L'opportunité des élections prochaines tient en cette puissance que nous saurons affirmer que dans un monde de rationalité, dans des sociétés de concurrence, l'université ne sera jamais une entreprise sinon au risque non plus de son déclin mais de sa disparition et avec elle, celle de la pensée.

Si l'université n'est pas une entreprise, elle n'est donc l'affaire ni d'une femme, ni d'un homme providentiel meilleur que les autres, ni même d'une équipe, tant ce terme renvoie à la compétition sous quelque catégorie que ce soit. L'université n’est pas une « affaire » mais le projet d'une collectivité heureusement lucide de l'importance de ses dimensions éthique, esthétique, politique pour un bien-être ensemble et un devenir qui se déploient dans le sens du respect du désir de toutes celles et ceux qui composent cette collectivité.

Dans la société où nous vivons, les anciens comme les nouveaux de Paris huit, sans discrimination nostalgique, doivent hurler que l’angoisse, la lassitude, la résignation, les compromis audacieux n'auront pas nos yeux, n’occuperont pas nos visages parfois un peu timides devant l’offensive des discours sur la fatalité de nos échecs. Le réalisme pragmatique qu'on nous assène d'un conseil ministériel à un conseil d'établissement quel qu'il soit, n'occupera pas nos esprits, ne vaincra pas notre volonté si elle est authentiquement bonne.

Nous savons de longue expérience que ce qui nous est présenté journellement comme crise, des idées, des valeurs, n'est pas lié à un pouvoir faire qu'il s'agirait de conquérir, de prendre ou même un savoir-faire qu'il faudrait acquérir à force de labeurs politiques institutionnels, tandis que ce qui est véritablement en cause est de vouloir faire, vouloir la volonté de faire. Une volonté bonne, d’essence utopique est plus que jamais attendue en particulier par la jeunesse à laquelle nos missions pédagogiques, administratives s'adressent. Une telle bonne volonté au sens humaniste du terme est la condition de la vie de toute collectivité et la nôtre en particulier.

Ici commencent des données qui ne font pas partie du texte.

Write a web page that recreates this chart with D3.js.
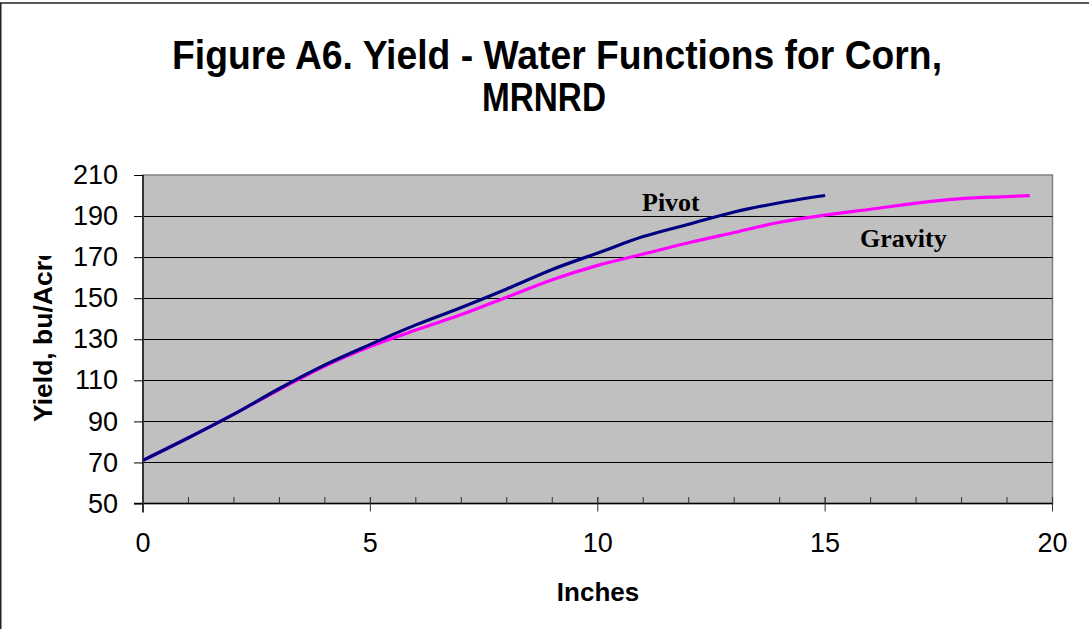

Il est nécessaire de réaffirmer hautement l'esprit de collectif qui n'a pas cessé de donner une âme à Paris huit.

Nous savons que la tâche universitaire a ses règles, ses droits, ses devoirs soumis hélas à des dramaturgies de changement qui lui sont imposées depuis plusieurs réformes dévoreuses d'espoir, de temps de recherche, d'autrement possibles. Cette tâche, nous en avons une autre idée que celle des ajusteuses et ajusteurs de règlements, de décrets qui fomentent le diktat des groupes de pressions, des particularismes, petits communautarismes, nouveaux intégrismes du jour le jour... Cette autre idée à la fois plus libre et plus audacieuse, a le goût revendiqué de l'aventure pour une utopie vivante, reposant sur l'engagement de chacune et chacun réunis par le seul projet d'un partage d'invention. Cette autre idée de l'université, n'est pas un voeu pieux mais une réalité possible qu'il faut défendre en saisissant toutes les opportunités.

L’élection de nouveaux conseils en est une. Que l'esprit de collectif qui nous anime si nombreux dans cette université s’empare de notre vision comme l'oiseau s'empare de son vol pour le plus libre et lumineux des ciels.